U.S. methanol production capacity more than doubled in 2015 and is expected to grow further in the coming years.

In the early to mid-2000s, high gas prices in North America meant that methanol production was unprofitable. Most plants in the United States and Canada had shut down by 2005, according to the Royal Society of Chemistry (RSC).

Since then, readily available feedstock from shale gas has revived the industry. New methanol plants have started operating and many more are planned.

Dave McCaskill, vice president of methanol and derivative services for Texas-based Argus JJ&A, told the RSC’s Chemistry World that the current methanol plant construction boom in the United States is “very much driven on the expectation that U.S. methanol production would be very economical compared to methanol production around the world.”

The U.S. is predicted to become a net exporter of methanol as soon as 2016.

In the past the U.S. market has relied heavily on imported methanol, with as much as 90 percent of its supply coming from other countries. But that is changing, said George West, a director at Chemical Intelligence in Texas. “The U.S. is going to take in a lot less methanol and start exporting quite a bit sometime next year,” West told Chemistry World.
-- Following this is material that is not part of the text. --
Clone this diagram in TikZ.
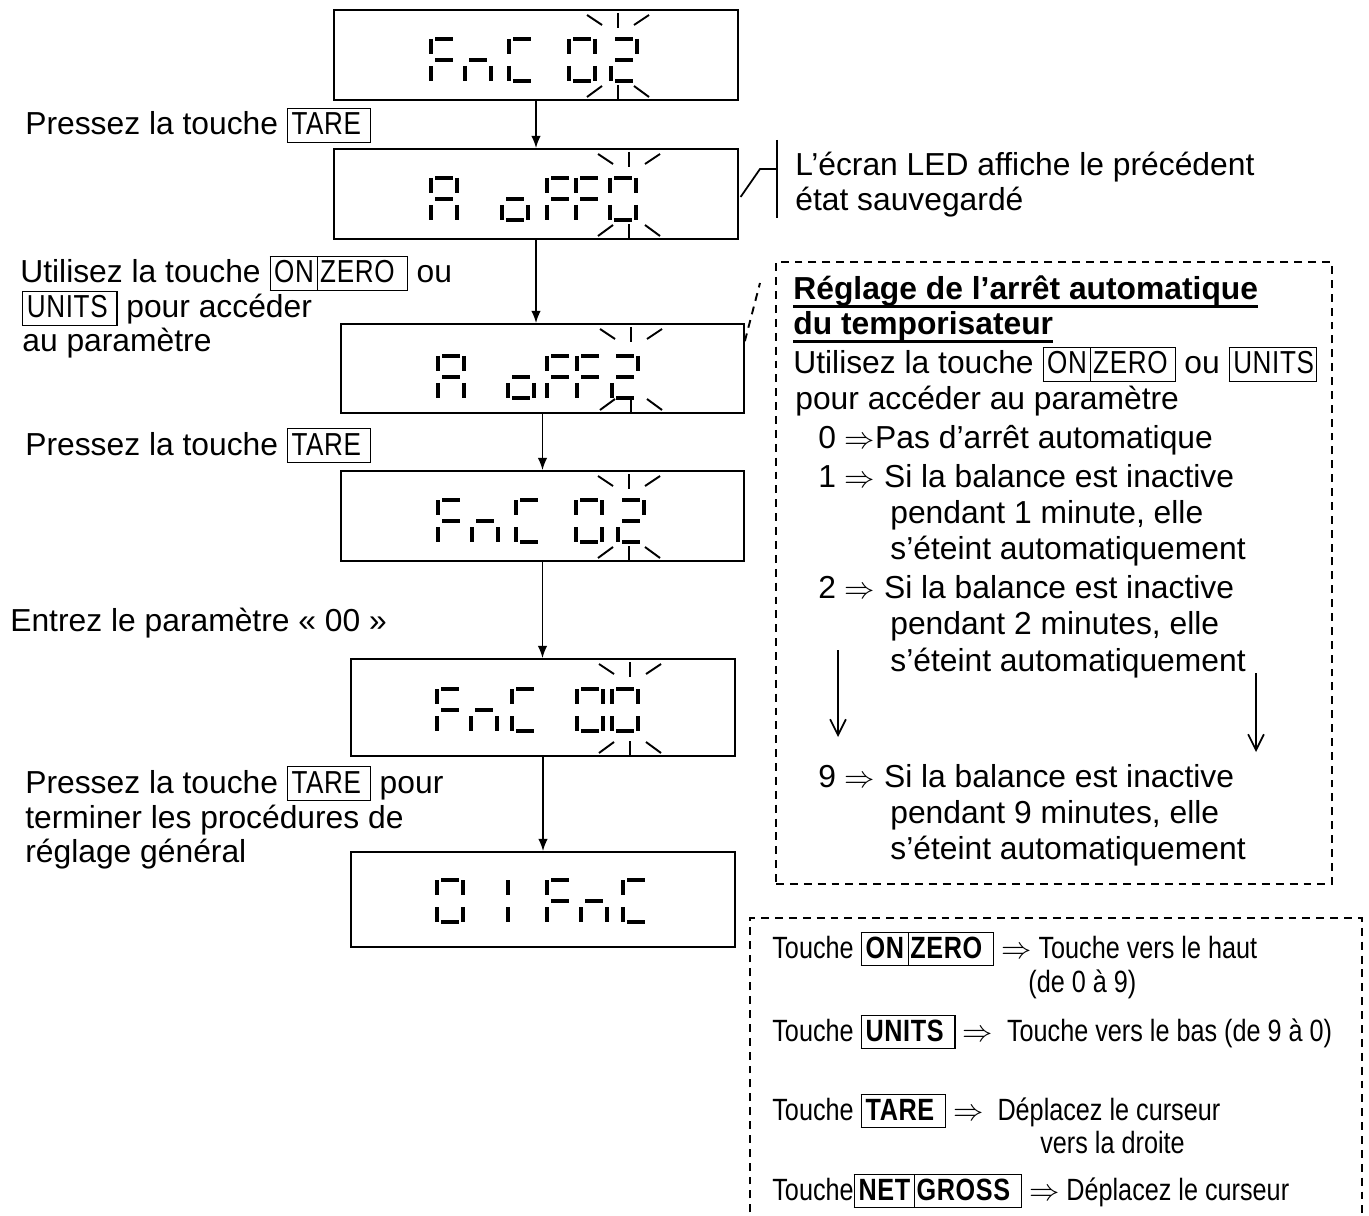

But while supply expands, demand has stalled and prices are falling. Is there a market for all this methanol?

Platts reported this week that global methanol demand is soft and U.S. demand growth last year was below expectations.

Meanwhile, U.S. spot methanol pricing dropped more than 5 percent on Wednesday in a market that has seen consistent declines in recent months. Prices may move even lower over the next few weeks.

Global spot pricing is also down, hovering near lows of six years or more in recent weeks, the petrochemicals industry news provider said.